La certificazione vale anche per i vini. Pochi anni fa erano una decina le aziende con vini kosher in Italia. Adesso il numero è in aumento, sia per conquistare il mercato delle comunità ebraiche italiane, sia per aprire canali nell’export. Tra le grandi aziende che hanno creato una linea kosher c’è quella dell’economista Antonio Capaldo, azionista di riferimento di Feudi San Gregorio, colosso vinicolo del Sud con oltre 20 milioni di fatturato.

Salumi halal e kosher (in Sardegna)
Pochi mesi fa, al XIII Forum internazionale dell’agricoltura e dell’alimentazione organizzato dalla Coldiretti a Cernobbio, è stata raccontata l’esperienza di Antonio Salis, titolare dell’azienda La Genuina di Ploaghe (Sassari), che produce salumi certificati kosher e halal con carni di pecora e capra. Una scelta innovativa, specie in una regione tradizionalista come la Sardegna. L’imprenditore ha raccontato di aver anche imparato la lingua araba per invitare i clienti musulmani a guardare e approvare il suo lavoro. «Siamo stati contattati dalla comunità ebraica – ha spiegato Salis – volevano un’alternativa alle poche produzioni a base di carne che avevano da noi, per poter dare anche ai loro bambini un panino imbottito da portare a scuola. Poi si è unita la comunità musulmana, che usa per il macello parti diverse della pecora e della capra. Da lì è nata l’idea del salame della pace».

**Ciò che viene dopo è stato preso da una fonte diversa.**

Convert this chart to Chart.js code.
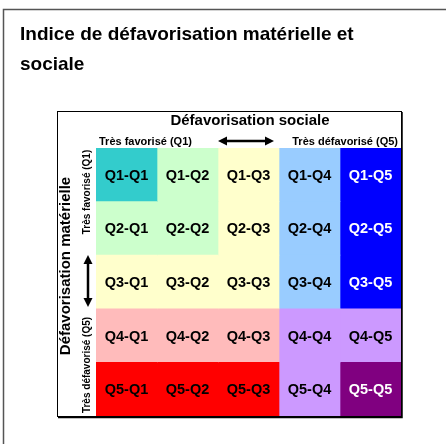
<!DOCTYPE html>
<html>
<head>
<meta charset="utf-8">
<script src="https://cdn.jsdelivr.net/npm/chart.js@4"></script>
<style>body{margin:0;background:#fff}</style>
</head>
<body>
<canvas id="c" width="447" height="444"></canvas>
<script>
// rows = défavorisation matérielle, cols = défavorisation sociale
const rows = ['Q1', 'Q2', 'Q3', 'Q4', 'Q5'];
const cols = ['Q1', 'Q2', 'Q3', 'Q4', 'Q5'];
const cellUnits = [1, 1, 1, 1, 1];
const cellColors = [
    ['#33CCCC', '#CCFFCC', '#FFFFCC', '#99CCFF', '#0000FF'],
    ['#CCFFCC', '#CCFFCC', '#FFFFCC', '#99CCFF', '#0000FF'],
    ['#FFFFCC', '#FFFFCC', '#FFFFCC', '#99CCFF', '#0000FF'],
    ['#FFBBBB', '#FFBBBB', '#FFBBBB', '#CC99FF', '#CC99FF'],
    ['#FF0000', '#FF0000', '#FF0000', '#CC99FF', '#800080']
];
const textColors = [
    ['#000', '#000', '#000', '#000', '#fff'],
    ['#000', '#000', '#000', '#000', '#fff'],
    ['#000', '#000', '#000', '#000', '#fff'],
    ['#000', '#000', '#000', '#000', '#000'],
    ['#000', '#000', '#000', '#000', '#fff']
];
const title = ['Indice de défavorisation matérielle et', 'sociale'];
const socialTitle = 'Défavorisation sociale';
const materialTitle = 'Défavorisation matérielle';
const lowLabel = 'Très favorisé (Q1)';
const highLabel = 'Très défavorisé (Q5)';

const FONT = '"Liberation Sans", Arial, sans-serif';

const datasets = cols.map((c, j) => ({
    label: c,
    data: rows.map(() => cellUnits[j]),
    backgroundColor: rows.map((r, i) => cellColors[i][j]),
    borderWidth: 0,
    barPercentage: 1,
    categoryPercentage: 1
}));

function arrow(ctx, x1, y1, x2, y2) {
    const ang = Math.atan2(y2 - y1, x2 - x1);
    const hl = 9, hw = 4.5;
    ctx.save();
    ctx.strokeStyle = '#000';
    ctx.fillStyle = '#000';
    ctx.lineWidth = 2.5;
    ctx.beginPath();
    ctx.moveTo(x1 + Math.cos(ang) * hl * 0.8, y1 + Math.sin(ang) * hl * 0.8);
    ctx.lineTo(x2 - Math.cos(ang) * hl * 0.8, y2 - Math.sin(ang) * hl * 0.8);
    ctx.stroke();
    [[x1, y1, ang + Math.PI], [x2, y2, ang]].forEach(([x, y, a]) => {
        ctx.beginPath();
        ctx.moveTo(x, y);
        ctx.lineTo(x - Math.cos(a) * hl - Math.sin(a) * hw, y - Math.sin(a) * hl + Math.cos(a) * hw);
        ctx.lineTo(x - Math.cos(a) * hl + Math.sin(a) * hw, y - Math.sin(a) * hl - Math.cos(a) * hw);
        ctx.closePath();
        ctx.fill();
    });
    ctx.restore();
}

function rotatedText(ctx, text, x, y, font) {
    ctx.save();
    ctx.translate(x, y);
    ctx.rotate(-Math.PI / 2);
    ctx.font = font;
    ctx.textAlign = 'center';
    ctx.textBaseline = 'middle';
    ctx.fillText(text, 0, 0);
    ctx.restore();
}

const frame = {
    id: 'frame',
    beforeDraw(chart) {
        const { ctx } = chart;
        ctx.save();
        ctx.fillStyle = '#fff';
        ctx.fillRect(0, 0, chart.width, chart.height);

        // outer panel border
        ctx.strokeStyle = '#555';
        ctx.lineWidth = 1.5;
        ctx.beginPath();
        ctx.moveTo(3.5, 460);
        ctx.lineTo(3.5, 9.5);
        ctx.lineTo(446, 9.5);
        ctx.stroke();

        ctx.fillStyle = '#000';
        ctx.font = 'bold 19px ' + FONT;
        ctx.textBaseline = 'alphabetic';
        ctx.fillText(title[0], 20, 40);
        ctx.fillText(title[1], 20, 70);

        // inner box
        ctx.fillStyle = '#fff';
        ctx.fillRect(57, 111, 344, 305);

        ctx.fillStyle = '#000';
        ctx.font = 'bold 15px ' + FONT;
        ctx.textAlign = 'center';
        ctx.fillText(socialTitle, 250, 125);

        ctx.font = 'bold 11px ' + FONT;
        ctx.textAlign = 'left';
        ctx.fillText(lowLabel, 99, 145);
        ctx.textAlign = 'right';
        ctx.fillText(highLabel, 398, 145);

        arrow(ctx, 218, 141, 274, 141);
        arrow(ctx, 88, 255, 88, 307);

        rotatedText(ctx, materialTitle, 66, 266, 'bold 15px ' + FONT);
        rotatedText(ctx, lowLabel, 87, 192, 'bold 10px ' + FONT);
        rotatedText(ctx, highLabel, 87, 365, 'bold 10px ' + FONT);
        ctx.restore();
    },
    afterDatasetsDraw(chart) {
        const { ctx } = chart;
        ctx.save();
        ctx.font = 'bold 14.5px ' + FONT;
        ctx.textAlign = 'center';
        ctx.textBaseline = 'middle';
        chart.data.datasets.forEach((ds, j) => {
            chart.getDatasetMeta(j).data.forEach((bar, i) => {
                const p = bar.getCenterPoint();
                ctx.fillStyle = textColors[i][j];
                ctx.fillText(rows[i] + '-' + cols[j], p.x, p.y + 1);
            });
        });
        ctx.strokeStyle = '#000';
        ctx.lineWidth = 1;
        ctx.strokeRect(57.5, 111.5, 344, 305);
        ctx.lineWidth = 1.5;
        ctx.beginPath();
        ctx.moveTo(402, 112);
        ctx.lineTo(402, 417.5);
        ctx.lineTo(58, 417.5);
        ctx.stroke();
        ctx.restore();
    }
};

new Chart(document.getElementById('c'), {
    type: 'bar',
    data: { labels: rows, datasets },
    options: {
        indexAxis: 'y',
        responsive: false,
        animation: false,
        layout: { padding: { left: 96, right: 46, top: 148, bottom: 28 } },
        plugins: { legend: { display: false }, tooltip: { enabled: false } },
        scales: {
            x: { stacked: true, min: 0, max: cols.length, display: false },
            y: { stacked: true, display: false }
        }
    },
    plugins: [frame]
});
</script>
</body>
</html>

Mango e avocado (in Sicilia)
Le aperture e le innovazioni non sono solo in campo gastronomico, ma anche puramente agricolo. Singolare a riguardo l’esperienza del catanese Andrea Passanisi, che ha approfittato dell’aumento delle temperature siciliane e del clima diventato troppo torrido per trasformare i suoi terreni coltivati ad agrumi in oasi tropicali. L’imprenditore esporta così in Europa mango, passion fruit e avocado made in Italy.

Arachidi (in Toscana)
Il successo delle “noccioline” lo dobbiamo agli statunitensi, anche se la pianta di arachidi ha origini nei paesi caldi del sud America, come il Brasile: da lì si è poi diffusa negli altri continenti. Esistono anche le arachidi made in Italy. In Toscana, in provincia di Livorno, l’azienda di Marco Razzolini le produce ad esempio dal 2007. Prima, Razzolini le tostava solo. «Le arachidi erano apprezzatissime – ha raccontato – ma quando mi chiedevano da dove provenivano ero costretto a dire Egitto o Cina. E la gente storceva la bocca. Così nel 2007 ho deciso di coltivarle in Toscana: ora ne produco 60 quintali, ma il mercato ne chiede molti di più».